A Connecticut Yankee's Inspired Creation Finds a Home in the Papal Gardens
Have you ever visited the Vatican Gardens?" asks sculptor Frederick Shrady. The very thought of the place—a 58-acre fastness laid out in the 16th century and part of the private papal quarters since then—seems to shade his voice with awe. "It's where the limits of art have been reached. One's eye reviews the work of man as if God had created it."
Shrady speaks from fond memory. Once before, in 1975, he had been a guest at the gardens, which are open to the public only by special permission from the Vatican. But when Shrady was invited back three weeks ago, it was for a very special occasion: the unveiling of his statue of Our Lady of Fatima, the first work by an American artist to be commissioned for the Pontiff's retreat.
Dedication day for Shrady's work marked more than an artistic event. It was the anniversary of both assassination attempts on John Paul II and the 66th anniversary of Mary's apparition to three peasant children in Fatima, Portugal. (Vatican sources say that the Pope believes he survived the attacks—the first two years ago in Rome and the other last year at Fatima itself—because the Virgin was protecting him.)
The significance of the date struck Shrady in 1981. With the approval of Vatican Secretary of State Agostino Cardinal Casaroli, who was his house guest, he created a scale model of the Virgin and the three children and sent it to the Pope. "Almost immediately," recalls Shrady, "I received a message that he wanted the statue and would personally unveil it." During the 20-minute ceremony John Paul lauded the work, a six-foot-tall, 500-pound bronze.
For Shrady, 75, widely regarded as the foremost American religious sculptor, the unveiling was the summit of a 33-year career. He was born and raised in Elmsford, N.Y. His father, Henry Shrady, was a businessman turned self-taught sculptor who designed Washington, D.C.'s Grant Memorial; his mother, Harrie, was a pianist. Despite his parents' influence, Frederick's early artistic interests ran to painting. He sold his first work—for $25—while a 17-year-old student at Choate and recalls the experience, if not the painting, as "the most thrilling thing ever."
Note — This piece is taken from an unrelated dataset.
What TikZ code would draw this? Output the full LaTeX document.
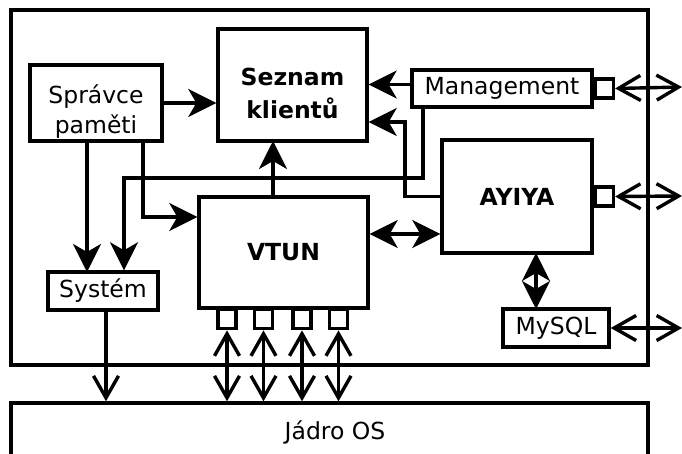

Shrady entered Oxford in 1929 but dropped out 18 months later to study painting in Paris, where he remained for the next eight years. During the early period of World War II Shrady served briefly with the French Resistance before returning to the U.S. to join the armed forces. Later he became an OSS officer. After the war he was stationed in Vienna, where he met his future wife, Maria Likar-Walters-dorff, a Catholic religious editor who was working at the time as a interpreter for the Allies. They married in 1946 and moved to Ridgefield, Conn. the following year. Soon afterward Shrady made two major life transitions: He switched from painting to sculpture, and he converted to Catholicism (raised an Episcopalian, he feels like he was "aesthetically already a Catholic" because of his many paintings with Catholic themes).
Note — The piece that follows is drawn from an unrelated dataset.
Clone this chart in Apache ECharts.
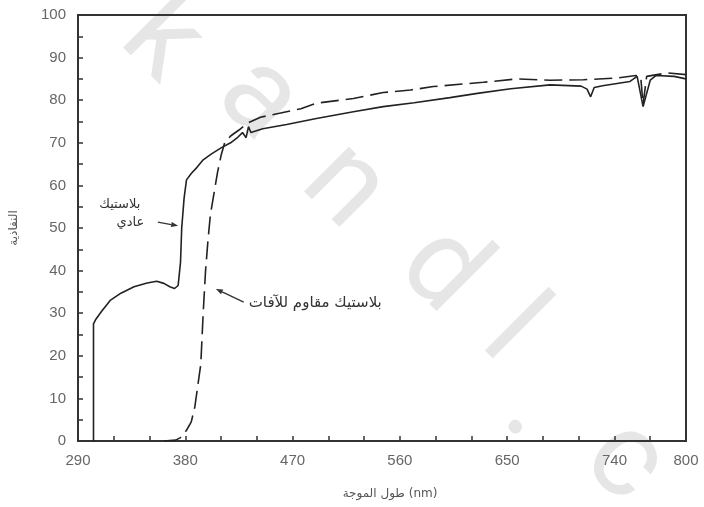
<!DOCTYPE html>
<html>
<head>
<meta charset="utf-8">
<script src="https://cdn.jsdelivr.net/npm/echarts@6/dist/echarts.min.js"></script>
<style>
html,body{margin:0;padding:0;background:#fff;}
#chart{width:704px;height:507px;}
</style>
</head>
<body>
<div id="chart"></div>
<script>
// ---- data ----
const xOrdinary = [303,303,305,310,317,326,337,348,356,362,367,371,374,376,377,379,381,385,390,395,402,410,418,424,428,431,433,435,437,445,465,490,521,546,572,602,625,653,686,712,717,720,723,730,753,759,764,770,775,790,800];
const yOrdinary = [0,27.5,28.6,30.5,33,34.7,36.2,37.1,37.5,37.0,36.2,35.8,36.5,42,50,57,61.3,62.8,64.3,66,67.4,68.8,70,71.3,72.4,71.2,73.8,72.4,72.6,73.3,74.3,75.7,77.3,78.5,79.4,80.6,81.6,82.7,83.6,83.3,82.6,80.8,83.0,83.4,84.4,85.6,78.5,84.7,85.8,85.6,85.0];

const xResistant = [362,372,376,381,385,388,390,393,395,397,399,401,404,407,410,413,418,425,432,443,460,477,490,521,546,569,588,630,658,686,714,742,758,762,764,767,784,800];
const yResistant = [0,0.2,0.8,2.5,4.5,8,12,18,30,40,47,53,58,63,67,70,71.6,73,74.6,76,77,78,79.3,80.4,81.8,82.4,83.2,84.2,85.0,84.7,84.8,85.2,85.8,85.5,79,85.6,86.4,86.0];

const xMin = 290, xMax = 800, xStep = 30, xLabelStep = 90;
const yMin = 0, yMax = 100, yStep = 5, yLabelStep = 10;

const xTitle = 'طول الموجة (nm)';
const yTitle = 'النفاذية';
const labelOrdinary = ['بلاستيك', 'عادي'];
const labelResistant = 'بلاستيك مقاوم للآفات';
const watermark = ['k','a','n','d','l','.','c'];

function zip(xs, ys){ return xs.map((x,i)=>[x, ys[i]]); }

const chart = echarts.init(document.getElementById('chart'), null, {renderer:'canvas'});
const axisColor = '#333';
const option = {
  animation: false,
  backgroundColor: '#fff',
  grid: {left: 77, right: 18, top: 15, bottom: 66, show: true, borderColor: axisColor, borderWidth: 2, backgroundColor: 'transparent'},
  xAxis: {
    type: 'value', min: xMin, max: xMax, interval: xStep,
    name: xTitle, nameLocation: 'middle', nameGap: 47,
    nameTextStyle: {fontFamily: 'DejaVu Sans', fontSize: 12, color: '#555', padding: [0, 0, 0, 16]},
    axisLine: {lineStyle: {color: axisColor, width: 2}},
    axisTick: {inside: true, length: 5, lineStyle: {color: axisColor, width: 1.5}},
    splitLine: {show: false},
    axisLabel: {
      margin: 12, color: '#666', fontFamily: 'Liberation Sans', fontSize: 15,
      showMaxLabel: true,
      formatter: v => (((v - xMin) % xLabelStep === 0) || v === xMax) ? String(v) : ''
    }
  },
  yAxis: {
    type: 'value', min: yMin, max: yMax, interval: yStep,
    name: yTitle, nameLocation: 'middle', nameGap: 58, nameRotate: 90,
    nameTextStyle: {fontFamily: 'DejaVu Sans', fontSize: 12, color: '#555'},
    axisLine: {show: true, lineStyle: {color: axisColor, width: 2}},
    axisTick: {show: true, inside: true, length: 5, lineStyle: {color: axisColor, width: 1.5}},
    splitLine: {show: false},
    axisLabel: {
      margin: 12, color: '#666', fontFamily: 'Liberation Sans', fontSize: 15,
      formatter: v => (v % yLabelStep === 0) ? String(v) : ''
    }
  },
  series: [
    {
      name: labelOrdinary.join(' '), type: 'line', data: zip(xOrdinary, yOrdinary),
      showSymbol: false, z: 5,
      lineStyle: {color: '#222', width: 1.6}
    },
    {
      name: labelResistant, type: 'line', data: zip(xResistant, yResistant),
      showSymbol: false, z: 4,
      lineStyle: {color: '#222', width: 1.6, type: [18, 7]}
    }
  ]
};
chart.setOption(option);

// annotations (positioned in data coordinates)
function px(p){ return chart.convertToPixel({gridIndex: 0}, p); }
function arrow(from, to){
  const a = px(from), b = px(to);
  const ang = Math.atan2(b[1]-a[1], b[0]-a[0]);
  const L = 7, W = 2.6;
  const bx = b[0] - L*Math.cos(ang), by = b[1] - L*Math.sin(ang);
  const nx = -Math.sin(ang), ny = Math.cos(ang);
  return [
    {type:'line', shape:{x1:a[0], y1:a[1], x2:bx, y2:by}, style:{stroke:'#333', lineWidth:1.3}, z: 20},
    {type:'polygon', shape:{points:[[b[0],b[1]],[bx+nx*W,by+ny*W],[bx-nx*W,by-ny*W]]}, style:{fill:'#333'}, z: 20}
  ];
}
function label(text, at, size){
  const p = px(at);
  return {type:'text', x:p[0], y:p[1], z: 20,
    style:{text:text, fill:'#333', font: size + 'px "DejaVu Sans"', align:'center', verticalAlign:'middle'}};
}
const wmPos = [[160,42],[257,100],[343,188],[440,272],[510,333],[533,410],[623,463]];
const wm = watermark.map((t,i)=>({type:'text', x: wmPos[i][0], y: wmPos[i][1], rotation: -Math.PI/4, z: -1, silent: true,
  style:{text:t, fill:'#e6e6e6', font:'120px Roboto', align:'center', verticalAlign:'middle'}}));

chart.setOption({graphic: [].concat(
  wm,
  arrow([357, 51.4], [374, 50.5]),
  arrow([429, 32.6], [405.6, 35.7]),
  [label(labelOrdinary[0], [325, 55.4], 13), label(labelOrdinary[1], [334, 51.2], 13), label(labelResistant, [489, 32.4], 15)]
)});
</script>
</body>
</html>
Since he became a full-time sculptor, Shrady has managed to do what almost no one in that field ever does—to chisel out a living from his art alone. Since 1959 the Shradys, the parents of six, have lived in Easton, Conn. in an 18-room mansion built by author Edna Ferber. Shrady's studio is a converted barn, and it is there, with Bach or Mozart as background music, that he worked 10-hour days for eight months to complete Our Lady of Fàtima. He hopes the $150,000 cost will be covered by private donations.
The 100 works Shrady has done so far include secular as well as religious pieces, including a statue of Saint Peter casting his net, which is permanently installed at Lincoln Center, and the massive bronze doors of the Basilica of the Annunciation in Nazareth. But the Vatican commission was, by Shrady's measure, the most demanding of all. "I attempted in no way to render lifelike portraits of the three children," he explains. Rather, he tried "to translate the tension of their experience into sculpture." Such an unpious approach to religion is characteristic of Shrady's art, which typically combines dramatic gestures with a cerebral, semiabstract style. "Faith is not a simple affair," wrote historian Paul Horgan of Shrady's work. "It has its terrors."
Age, on the other hand, seems to hold no particular fear for Shrady. Among future projects is a proposed work for the United Nations depicting human rights. "The one nice thing about being an artist," he says, "is that you never retire, and that's the way it should be."